* Start Material provided *

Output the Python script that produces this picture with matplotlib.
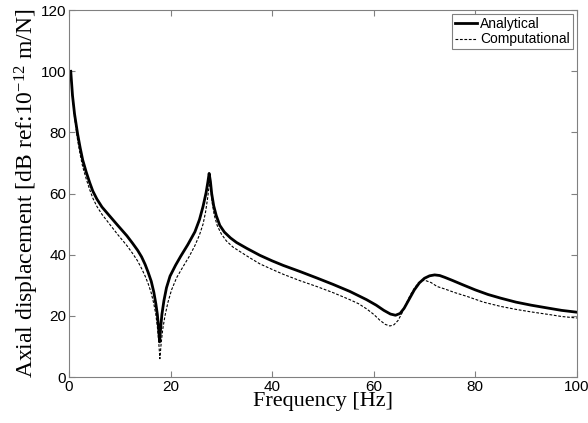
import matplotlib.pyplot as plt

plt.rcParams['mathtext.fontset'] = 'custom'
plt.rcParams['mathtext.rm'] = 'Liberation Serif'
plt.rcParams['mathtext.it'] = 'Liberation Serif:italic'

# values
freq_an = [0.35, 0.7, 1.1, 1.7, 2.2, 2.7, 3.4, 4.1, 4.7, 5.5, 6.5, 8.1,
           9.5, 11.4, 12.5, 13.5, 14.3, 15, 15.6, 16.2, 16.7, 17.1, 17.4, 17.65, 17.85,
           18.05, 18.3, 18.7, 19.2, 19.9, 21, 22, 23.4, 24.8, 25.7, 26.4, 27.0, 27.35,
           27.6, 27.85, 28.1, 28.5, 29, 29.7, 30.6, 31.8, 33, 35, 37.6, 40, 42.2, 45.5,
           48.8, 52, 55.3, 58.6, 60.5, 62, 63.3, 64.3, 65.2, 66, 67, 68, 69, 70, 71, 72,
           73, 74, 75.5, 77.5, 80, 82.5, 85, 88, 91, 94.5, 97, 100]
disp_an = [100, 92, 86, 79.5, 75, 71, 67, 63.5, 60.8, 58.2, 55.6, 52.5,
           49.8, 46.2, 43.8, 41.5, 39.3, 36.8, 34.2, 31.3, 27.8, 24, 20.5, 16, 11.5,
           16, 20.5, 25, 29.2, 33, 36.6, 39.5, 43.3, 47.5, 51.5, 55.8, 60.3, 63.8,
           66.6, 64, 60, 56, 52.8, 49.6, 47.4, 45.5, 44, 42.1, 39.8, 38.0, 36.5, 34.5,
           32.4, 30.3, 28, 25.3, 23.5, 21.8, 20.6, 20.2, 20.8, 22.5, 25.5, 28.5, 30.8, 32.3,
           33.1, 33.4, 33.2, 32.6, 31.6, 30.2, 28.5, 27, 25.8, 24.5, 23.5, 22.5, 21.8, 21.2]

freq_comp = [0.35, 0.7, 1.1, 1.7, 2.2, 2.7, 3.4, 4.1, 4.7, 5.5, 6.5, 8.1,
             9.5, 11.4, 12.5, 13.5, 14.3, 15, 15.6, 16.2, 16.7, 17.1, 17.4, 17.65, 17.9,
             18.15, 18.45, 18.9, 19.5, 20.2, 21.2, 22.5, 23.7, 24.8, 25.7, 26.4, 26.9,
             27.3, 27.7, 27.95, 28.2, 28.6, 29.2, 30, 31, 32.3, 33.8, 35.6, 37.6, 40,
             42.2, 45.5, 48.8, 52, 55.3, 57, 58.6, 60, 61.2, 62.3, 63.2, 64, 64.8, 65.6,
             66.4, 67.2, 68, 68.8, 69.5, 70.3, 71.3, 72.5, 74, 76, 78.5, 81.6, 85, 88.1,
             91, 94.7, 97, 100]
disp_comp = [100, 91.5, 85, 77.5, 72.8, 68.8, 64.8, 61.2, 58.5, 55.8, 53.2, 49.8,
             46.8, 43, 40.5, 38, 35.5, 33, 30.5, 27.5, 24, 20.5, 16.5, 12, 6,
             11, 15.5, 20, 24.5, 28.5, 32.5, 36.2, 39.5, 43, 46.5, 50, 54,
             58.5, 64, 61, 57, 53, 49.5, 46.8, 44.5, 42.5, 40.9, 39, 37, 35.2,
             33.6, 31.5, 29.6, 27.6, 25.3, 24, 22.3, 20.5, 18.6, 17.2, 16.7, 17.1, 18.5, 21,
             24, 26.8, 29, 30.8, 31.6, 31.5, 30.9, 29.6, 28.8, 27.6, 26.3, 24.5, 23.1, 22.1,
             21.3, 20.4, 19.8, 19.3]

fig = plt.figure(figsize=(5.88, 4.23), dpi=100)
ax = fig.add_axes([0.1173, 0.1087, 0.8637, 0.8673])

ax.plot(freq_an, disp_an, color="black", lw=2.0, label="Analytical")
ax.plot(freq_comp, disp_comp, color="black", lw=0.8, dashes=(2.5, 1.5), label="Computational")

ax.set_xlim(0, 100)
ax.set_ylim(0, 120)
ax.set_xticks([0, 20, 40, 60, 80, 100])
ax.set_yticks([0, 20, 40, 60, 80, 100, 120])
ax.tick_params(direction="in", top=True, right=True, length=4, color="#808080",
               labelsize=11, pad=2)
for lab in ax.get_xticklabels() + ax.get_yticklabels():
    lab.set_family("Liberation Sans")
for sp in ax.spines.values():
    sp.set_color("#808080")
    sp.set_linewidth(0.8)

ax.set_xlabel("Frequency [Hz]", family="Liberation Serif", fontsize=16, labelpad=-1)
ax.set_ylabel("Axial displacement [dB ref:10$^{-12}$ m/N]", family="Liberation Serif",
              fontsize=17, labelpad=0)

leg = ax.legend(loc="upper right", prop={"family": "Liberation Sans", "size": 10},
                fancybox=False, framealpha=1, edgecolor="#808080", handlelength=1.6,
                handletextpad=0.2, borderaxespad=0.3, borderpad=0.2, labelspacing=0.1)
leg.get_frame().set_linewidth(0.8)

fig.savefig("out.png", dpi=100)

* End Material provided *
* Start Material provided *

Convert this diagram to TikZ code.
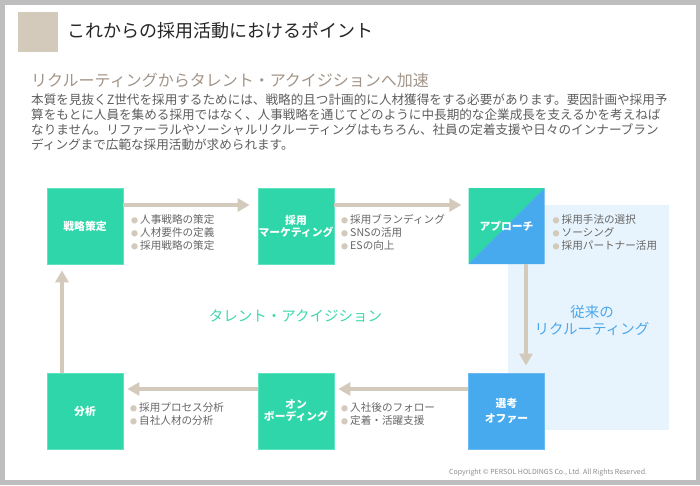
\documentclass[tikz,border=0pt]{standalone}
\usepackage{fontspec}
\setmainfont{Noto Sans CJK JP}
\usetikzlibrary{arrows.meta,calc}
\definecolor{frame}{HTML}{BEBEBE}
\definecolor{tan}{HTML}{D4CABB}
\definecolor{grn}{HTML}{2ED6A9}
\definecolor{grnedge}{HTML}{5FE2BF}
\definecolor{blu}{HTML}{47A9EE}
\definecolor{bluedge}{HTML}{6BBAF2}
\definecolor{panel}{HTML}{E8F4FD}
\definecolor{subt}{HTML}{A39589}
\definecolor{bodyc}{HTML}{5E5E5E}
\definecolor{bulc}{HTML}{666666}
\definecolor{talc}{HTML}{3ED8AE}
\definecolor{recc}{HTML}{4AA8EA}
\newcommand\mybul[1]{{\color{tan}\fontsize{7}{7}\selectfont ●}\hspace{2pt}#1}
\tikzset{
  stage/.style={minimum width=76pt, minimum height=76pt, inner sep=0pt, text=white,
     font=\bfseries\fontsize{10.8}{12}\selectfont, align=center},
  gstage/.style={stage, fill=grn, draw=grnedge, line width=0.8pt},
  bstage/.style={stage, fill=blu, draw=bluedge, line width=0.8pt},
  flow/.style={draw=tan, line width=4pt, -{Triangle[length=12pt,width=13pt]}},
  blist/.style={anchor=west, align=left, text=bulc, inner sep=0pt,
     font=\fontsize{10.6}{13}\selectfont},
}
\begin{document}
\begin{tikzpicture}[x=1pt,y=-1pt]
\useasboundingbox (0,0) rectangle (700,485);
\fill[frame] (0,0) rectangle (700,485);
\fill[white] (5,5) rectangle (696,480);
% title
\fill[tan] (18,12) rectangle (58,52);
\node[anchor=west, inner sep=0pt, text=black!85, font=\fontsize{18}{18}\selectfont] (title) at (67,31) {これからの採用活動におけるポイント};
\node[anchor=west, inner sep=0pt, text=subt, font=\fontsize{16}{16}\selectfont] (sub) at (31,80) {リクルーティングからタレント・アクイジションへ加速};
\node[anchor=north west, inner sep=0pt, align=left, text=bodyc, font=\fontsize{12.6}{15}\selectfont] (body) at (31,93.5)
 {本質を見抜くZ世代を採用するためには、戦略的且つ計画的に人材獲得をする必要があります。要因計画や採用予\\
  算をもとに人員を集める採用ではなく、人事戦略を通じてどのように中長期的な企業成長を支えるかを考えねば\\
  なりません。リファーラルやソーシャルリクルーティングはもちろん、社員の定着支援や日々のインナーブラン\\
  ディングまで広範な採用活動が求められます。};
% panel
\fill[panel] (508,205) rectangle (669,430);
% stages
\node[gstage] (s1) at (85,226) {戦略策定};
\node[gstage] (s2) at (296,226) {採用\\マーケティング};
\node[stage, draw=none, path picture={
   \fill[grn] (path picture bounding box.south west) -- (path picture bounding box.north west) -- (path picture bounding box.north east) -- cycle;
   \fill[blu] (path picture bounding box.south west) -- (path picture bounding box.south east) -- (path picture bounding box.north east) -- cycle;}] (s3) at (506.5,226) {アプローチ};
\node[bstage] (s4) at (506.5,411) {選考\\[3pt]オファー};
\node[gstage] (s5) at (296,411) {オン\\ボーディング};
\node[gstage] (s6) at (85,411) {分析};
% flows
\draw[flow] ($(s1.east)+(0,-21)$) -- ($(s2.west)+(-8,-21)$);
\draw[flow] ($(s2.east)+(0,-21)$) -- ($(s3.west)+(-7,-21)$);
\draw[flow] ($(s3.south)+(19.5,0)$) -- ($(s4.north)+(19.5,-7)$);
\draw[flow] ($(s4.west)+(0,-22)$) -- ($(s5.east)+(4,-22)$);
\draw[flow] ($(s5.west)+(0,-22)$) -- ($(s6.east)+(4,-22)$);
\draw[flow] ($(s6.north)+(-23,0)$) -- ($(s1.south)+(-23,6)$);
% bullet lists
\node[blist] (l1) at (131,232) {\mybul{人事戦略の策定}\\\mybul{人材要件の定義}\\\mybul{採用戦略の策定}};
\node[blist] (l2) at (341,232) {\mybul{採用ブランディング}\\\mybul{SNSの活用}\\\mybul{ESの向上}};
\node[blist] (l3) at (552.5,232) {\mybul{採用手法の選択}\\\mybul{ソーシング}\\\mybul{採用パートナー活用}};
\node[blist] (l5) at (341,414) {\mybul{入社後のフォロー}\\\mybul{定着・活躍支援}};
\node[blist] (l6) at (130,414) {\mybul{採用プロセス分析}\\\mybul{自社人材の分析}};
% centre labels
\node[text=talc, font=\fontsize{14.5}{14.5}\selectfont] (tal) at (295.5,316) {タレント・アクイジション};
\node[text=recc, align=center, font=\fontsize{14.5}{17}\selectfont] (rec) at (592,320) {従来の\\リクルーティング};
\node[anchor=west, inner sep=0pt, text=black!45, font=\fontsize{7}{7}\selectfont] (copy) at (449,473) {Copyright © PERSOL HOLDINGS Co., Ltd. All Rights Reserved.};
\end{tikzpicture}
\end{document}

* End Material provided *

• _Task to complete_
Exclude any pictures, and restate word for word the lines from the one containing "Output the Python" through the one containing "plt.rcParams['mathtext.it'] = 'Liberation", both included.

• _The response_
Output the Python script that produces this picture with matplotlib.
import matplotlib.pyplot as plt

plt.rcParams['mathtext.fontset'] = 'custom'
plt.rcParams['mathtext.rm'] = 'Liberation Serif'
plt.rcParams['mathtext.it'] = 'Liberation Serif:italic'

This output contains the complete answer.